U-turns are an inelegant but necessary manoeuvre on the erratic journey of politics. Tony Blair executed one on his pledge to hold a referendum on the EU constitution, deepening integration in the early 2000s, while George Osborne engaged his reverse gear as chancellor over benefit cuts to diffuse an internal row in 2015. What matters is often less the volte-face than the ability of nimble (prime) ministers to declare that they understand the need to do the opposite of what they said before — and then get back to the road map.
The problem for Liz Truss, reeling from her belated kybosh of the 45p top tax-rate cut, is that it has highlighted the corrosive impact of a reckless mini-budget and weekend of crisis which has clearly strained her relations with her chancellor, Kwasi Kwarteng, even before they turned up to address the party faithful at Conference.
The problems Truss and Kwarteng face are nowhere near rear-view mirror. Having seen a central tenet of her first major intervention crash and burn and a hapless chancellor declare “humility” (which, in these contexts, is a status uncomfortably close to “humiliated”), Conservative MPs are in the mood to construct their own “dim sum” selection of policies and exceptions.
Next in line will be the real-terms welfare cut — another unforced error. Simon Clarke, the most adept of the small group of ministers who is fully supportive of Truss’s low-tax-for-growth calculation, had a stab at explaining the need for a new austerity plan at the weekend. But making that up-front hit on poor households while sticking to the bankers’ bonus cuts in the hope of boosting the City is regarded as so politically suicidal by many backbenchers that they would rather take the risk of calling for a change of direction than take their line from the PM and her chancellor. “A lot of us are going to lose our seats anyway,” one red wall MP tells me. “We might as well exact a price now and limit the damage.”
A look at Truss’s waxen face this week shows a more vulnerable side of a woman who, for all her limitations, exuded energy and a will to win in the summer leadership contest. She found herself paralysed first by inaction as the markets doled out unforgiving judgments on her borrowing plans and tax cuts and now faces the ire of the ministers she has only just appointed, who are horrified to have been sent out to defend unpopular policies that she has either ditched already or (like the benefit cut in real terms) may yet have to soften to avoid a revolt.
One of her most vocal former Cabinet critics told me before the eclat that she had “a 10 per cent chance of winning the next election”. That seemed like the harsh end of the spread-bet at the time.
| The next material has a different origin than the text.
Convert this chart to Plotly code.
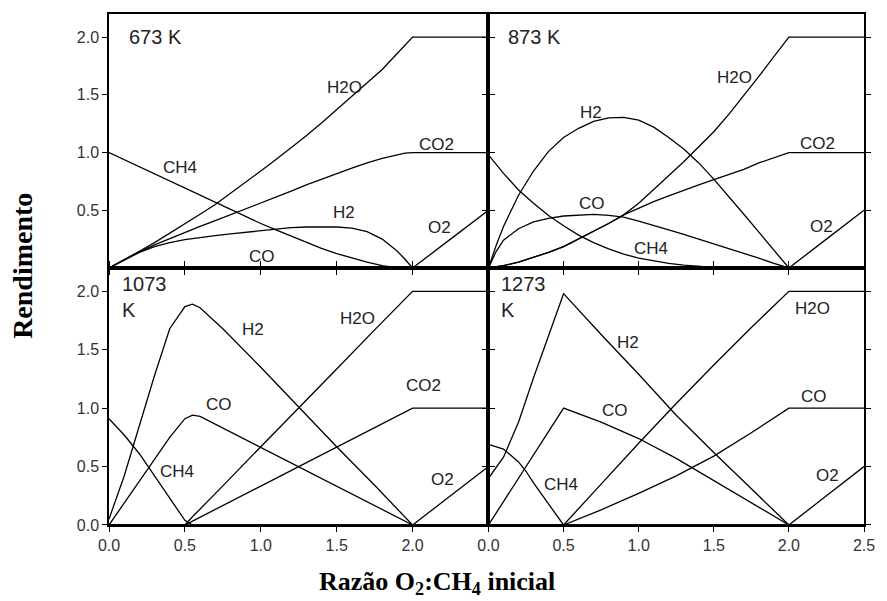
import plotly.graph_objects as go

# ---------------- data ----------------
# 673 K
x673 = [0, 0.1, 0.2, 0.3, 0.4, 0.5, 0.6, 0.7, 0.8, 0.9, 1.0, 1.1, 1.2, 1.3, 1.4, 1.5, 1.6, 1.7, 1.8, 1.9, 1.95, 2.0, 2.25, 2.5]
h2o_673 = [0, 0.07, 0.145, 0.22, 0.30, 0.38, 0.465, 0.55, 0.645, 0.74, 0.84, 0.94, 1.04, 1.145, 1.255, 1.37, 1.485, 1.60, 1.72, 1.86, 1.93, 2.0, 2.0, 2.0]
co2_673 = [0, 0.07, 0.14, 0.20, 0.255, 0.31, 0.36, 0.41, 0.46, 0.51, 0.56, 0.61, 0.665, 0.72, 0.77, 0.82, 0.865, 0.91, 0.95, 0.98, 0.995, 1.0, 1.0, 1.0]
h2_673 = [0, 0.07, 0.135, 0.185, 0.22, 0.245, 0.265, 0.28, 0.295, 0.31, 0.325, 0.34, 0.35, 0.355, 0.357, 0.355, 0.345, 0.315, 0.25, 0.145, 0.075, 0, 0, 0]
ch4_673 = [1.0, 0.938, 0.876, 0.814, 0.752, 0.69, 0.628, 0.566, 0.505, 0.445, 0.385, 0.33, 0.275, 0.22, 0.17, 0.125, 0.085, 0.05, 0.02, 0.0, 0, 0, 0, 0]
co_673 = [0, 0.008, 0.008, 0.008, 0.008, 0.008, 0.008, 0.008, 0.008, 0.008, 0.008, 0.008, 0.008, 0.008, 0.008, 0.008, 0.008, 0.008, 0.008, 0.005, 0.003, 0, 0, 0]
o2_673 = [0, 0, 0, 0, 0, 0, 0, 0, 0, 0, 0, 0, 0, 0, 0, 0, 0, 0, 0, 0, 0, 0, 0.25, 0.5]

# 873 K
x873 = [0, 0.05, 0.1, 0.2, 0.3, 0.4, 0.5, 0.6, 0.7, 0.8, 0.9, 1.0, 1.1, 1.2, 1.3, 1.4, 1.5, 1.6, 1.7, 1.8, 1.9, 2.0, 2.25, 2.5]
h2_873 = [0, 0.19, 0.36, 0.63, 0.84, 1.01, 1.13, 1.21, 1.27, 1.30, 1.305, 1.28, 1.22, 1.13, 1.03, 0.91, 0.77, 0.62, 0.465, 0.31, 0.155, 0, 0, 0]
co_873 = [0, 0.14, 0.24, 0.34, 0.40, 0.43, 0.45, 0.46, 0.465, 0.455, 0.44, 0.405, 0.37, 0.33, 0.29, 0.25, 0.21, 0.165, 0.125, 0.085, 0.04, 0, 0, 0]
ch4_873 = [0.98, 0.90, 0.82, 0.675, 0.56, 0.455, 0.365, 0.285, 0.22, 0.165, 0.12, 0.085, 0.06, 0.04, 0.025, 0.012, 0.005, 0, 0, 0, 0, 0, 0, 0]
h2o_873 = [0, 0.01, 0.02, 0.05, 0.09, 0.135, 0.185, 0.25, 0.315, 0.385, 0.46, 0.56, 0.68, 0.80, 0.92, 1.05, 1.18, 1.33, 1.49, 1.66, 1.83, 2.0, 2.0, 2.0]
co2_873 = [0, 0.01, 0.02, 0.05, 0.09, 0.135, 0.185, 0.25, 0.315, 0.385, 0.46, 0.52, 0.575, 0.625, 0.675, 0.72, 0.765, 0.81, 0.855, 0.91, 0.955, 1.0, 1.0, 1.0]
o2_873 = [0, 0, 0, 0, 0, 0, 0, 0, 0, 0, 0, 0, 0, 0, 0, 0, 0, 0, 0, 0, 0, 0, 0.25, 0.5]

# 1073 K
x1073 = [0, 0.1, 0.2, 0.3, 0.4, 0.5, 0.55, 0.6, 0.75, 1.0, 1.25, 1.5, 1.75, 2.0, 2.25, 2.5]
h2_1073 = [0.05, 0.42, 0.85, 1.28, 1.68, 1.87, 1.89, 1.86, 1.68, 1.35, 1.01, 0.67, 0.34, 0, 0, 0]
co_1073 = [0, 0.19, 0.38, 0.57, 0.75, 0.91, 0.94, 0.93, 0.83, 0.66, 0.50, 0.33, 0.165, 0, 0, 0]
ch4_1073 = [0.91, 0.77, 0.61, 0.42, 0.22, 0.04, 0, 0, 0, 0, 0, 0, 0, 0, 0, 0]
h2o_1073 = [0, 0, 0, 0, 0, 0, 0.07, 0.135, 0.335, 0.67, 1.0, 1.335, 1.67, 2.0, 2.0, 2.0]
co2_1073 = [0, 0, 0, 0, 0, 0, 0.033, 0.067, 0.167, 0.333, 0.5, 0.667, 0.833, 1.0, 1.0, 1.0]
o2_1073 = [0, 0, 0, 0, 0, 0, 0, 0, 0, 0, 0, 0, 0, 0, 0.25, 0.5]

# 1273 K
x1273 = [0, 0.1, 0.2, 0.25, 0.3, 0.4, 0.5, 0.75, 1.0, 1.25, 1.5, 1.75, 2.0, 2.25, 2.5]
h2_1273 = [0.40, 0.58, 0.88, 1.07, 1.26, 1.62, 1.98, 1.63, 1.29, 0.94, 0.62, 0.31, 0, 0, 0]
co_1273 = [0, 0.2, 0.4, 0.5, 0.6, 0.8, 1.0, 0.88, 0.74, 0.57, 0.38, 0.19, 0, 0, 0]
ch4_1273 = [0.69, 0.65, 0.54, 0.46, 0.36, 0.18, 0, 0, 0, 0, 0, 0, 0, 0, 0]
h2o_1273 = [0, 0, 0, 0, 0, 0, 0, 0.35, 0.70, 1.04, 1.37, 1.69, 2.0, 2.0, 2.0]
co2_1273 = [0, 0, 0, 0, 0, 0, 0, 0.13, 0.27, 0.42, 0.59, 0.79, 1.0, 1.0, 1.0]
o2_1273 = [0, 0, 0, 0, 0, 0, 0, 0, 0, 0, 0, 0, 0, 0.25, 0.5]

temps = ["673 K", "873 K", "1073<br>K", "1273<br>K"]
x_ticks = [0, 0.5, 1.0, 1.5, 2.0, 2.5]
x_ticktext = ["0.0", "0.5", "1.0", "1.5", "2.0", "2.5"]
y_ticks = [0, 0.5, 1.0, 1.5, 2.0]
y_ticktext = ["0.0", "0.5", "1.0", "1.5", "2.0"]

# curve labels: (text, x, y) in data units per panel
labels_673 = [("H2O", 1.55, 1.56), ("CO2", 2.16, 1.07), ("CH4", 0.47, 0.87), ("H2", 1.55, 0.48), ("O2", 2.18, 0.35), ("CO", 1.01, 0.10)]
labels_873 = [("H2O", 1.64, 1.65), ("H2", 0.68, 1.35), ("CO2", 2.19, 1.08), ("CO", 0.69, 0.56), ("CH4", 1.08, 0.17), ("O2", 2.22, 0.36)]
labels_1073 = [("H2", 0.95, 1.67), ("H2O", 1.64, 1.77), ("CO2", 2.07, 1.19), ("CO", 0.725, 1.03), ("CH4", 0.45, 0.46), ("O2", 2.2, 0.39)]
labels_1273 = [("H2", 0.93, 1.56), ("H2O", 2.16, 1.85), ("CO", 2.17, 1.10), ("CO", 0.845, 0.98), ("CH4", 0.48, 0.35), ("O2", 2.26, 0.42)]

# ---------------- figure ----------------
panels = [
    (x673, [h2o_673, co2_673, h2_673, ch4_673, co_673, o2_673], labels_673, "x", "y"),
    (x873, [h2_873, co_873, ch4_873, h2o_873, co2_873, o2_873], labels_873, "x2", "y2"),
    (x1073, [h2_1073, co_1073, ch4_1073, h2o_1073, co2_1073, o2_1073], labels_1073, "x3", "y3"),
    (x1273, [h2_1273, co_1273, ch4_1273, h2o_1273, co2_1273, o2_1273], labels_1273, "x4", "y4"),
]

fig = go.Figure()
annotations = []
label_font = dict(family="Liberation Sans, Arial, sans-serif", size=17, color="#222")
for i, (xs, series, labels, xa, ya) in enumerate(panels):
    for ys in series:
        fig.add_trace(go.Scatter(x=xs, y=ys, mode="lines", xaxis=xa, yaxis=ya,
                                 line=dict(color="black", width=1.3), showlegend=False,
                                 hoverinfo="skip"))
    for (t, lx, ly) in labels:
        annotations.append(dict(text=t, x=lx, y=ly, xref=xa, yref=ya, showarrow=False,
                                font=label_font, xanchor="center", yanchor="middle"))
    annotations.append(dict(text=temps[i], x=0.07 if i >= 2 else 0.12, y=1.95 if i >= 2 else 2.0,
                            xref=xa, yref=ya, showarrow=False, align="left",
                            font=dict(family="Liberation Sans, Arial, sans-serif", size=20, color="#222"),
                            xanchor="left", yanchor="middle"))

# axis titles
title_font = dict(family="Liberation Serif, Times New Roman, serif", size=28, color="black")
annotations.append(dict(text="<b>Rendimento</b>", x=-0.114, y=0.507, xref="paper", yref="paper",
                        showarrow=False, textangle=-90, font=title_font,
                        xanchor="center", yanchor="middle"))
annotations.append(dict(text="<b>Razão O<sub>2</sub>:CH<sub>4</sub> inicial</b>", x=0.434, y=-0.1135,
                        xref="paper", yref="paper", showarrow=False,
                        font=dict(family="Liberation Serif, Times New Roman, serif", size=26, color="black"),
                        xanchor="center", yanchor="middle"))

xsplit = 0.5026
ysplit = 0.503
tick_font = dict(family="Liberation Sans, Arial, sans-serif", size=16, color="#333")
common = dict(showline=True, linecolor="black", linewidth=1.5, ticks="outside", ticklen=5,
              tickwidth=1.3, tickcolor="black", showgrid=False, zeroline=False,
              tickfont=tick_font, fixedrange=True)

layout = dict(
    width=887, height=601,
    margin=dict(l=109, r=15, t=14, b=76),
    paper_bgcolor="white", plot_bgcolor="white",
    annotations=annotations,
    xaxis=dict(domain=[0, xsplit], range=[0, 2.5], anchor="y", tickvals=x_ticks[:5],
               showticklabels=False, mirror=True, **common),
    yaxis=dict(domain=[ysplit, 1], range=[0, 2.2], anchor="x", tickvals=y_ticks[1:],
               ticktext=y_ticktext[1:], mirror="ticks", **common),
    xaxis2=dict(domain=[xsplit, 1], range=[0, 2.5], anchor="y2", tickvals=x_ticks,
                showticklabels=False, mirror=True, **common),
    yaxis2=dict(domain=[ysplit, 1], range=[0, 2.2], anchor="x2", tickvals=y_ticks[1:],
                showticklabels=False, mirror="ticks", **common),
    xaxis3=dict(domain=[0, xsplit], range=[0, 2.5], anchor="y3", tickvals=x_ticks[:5],
                ticktext=x_ticktext[:5], mirror="ticks", **common),
    yaxis3=dict(domain=[0, ysplit], range=[0, 2.2], anchor="x3", tickvals=y_ticks,
                ticktext=y_ticktext, mirror="ticks", **common),
    xaxis4=dict(domain=[xsplit, 1], range=[0, 2.5], anchor="y4", tickvals=x_ticks,
                ticktext=x_ticktext, mirror="ticks", **common),
    yaxis4=dict(domain=[0, ysplit], range=[0, 2.2], anchor="x4", tickvals=y_ticks,
                showticklabels=False, mirror="ticks", **common),
)
fig.update_layout(**layout)
fig.write_html("out.html", config={"displayModeBar": False},
               post_script="document.body.style.margin='0px';document.body.style.overflow='hidden';")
It now feels closer to reasonable odds, and even if the extraordinary polling lurch to Labour diminishes, Conservative momentum will be very hard to regain.
Crucially, Truss has united foes of differing interests against her. Rishi Sunak’s advocates can say that none of this would be happening if the safer pair of hands had been chosen to be leader. Boris Johnson will doubtless shortly inform us that the path to defeat began on the day that he was forced by his MPs to leave Downing Street. Green-leaning Tories look askance at her decision to leave the COP26 net zero pledges wilting. It leaves a very thin sliver of support on which to build the promised national recovery.
Bringing forward the next “fiscal event” (as we now call vast hurricanes in the national economic outlook) to the end of this month is the right thing to do in principle but raises the awkward question of what should remain of plans which look irrationally exuberant in their hopes of delivering an instant fix for growth.
A sense of dull panic has gripped the Conservatives in the very week that their aim was to shake off the chaos and scandals of the past year and revive the Tory brand. The result has been precisely the opposite effect: even the latter, fractious days of the Boris government feels like a time of relative stability.
Truss will fight on, in part because she truly believes that her core plans for growth will bear fruit — and also because she has no off-ramp from them. But the loneliest job is being the leader that a party found itself stuck with, for want of other options. Truly, there is no U-turn to get out of that.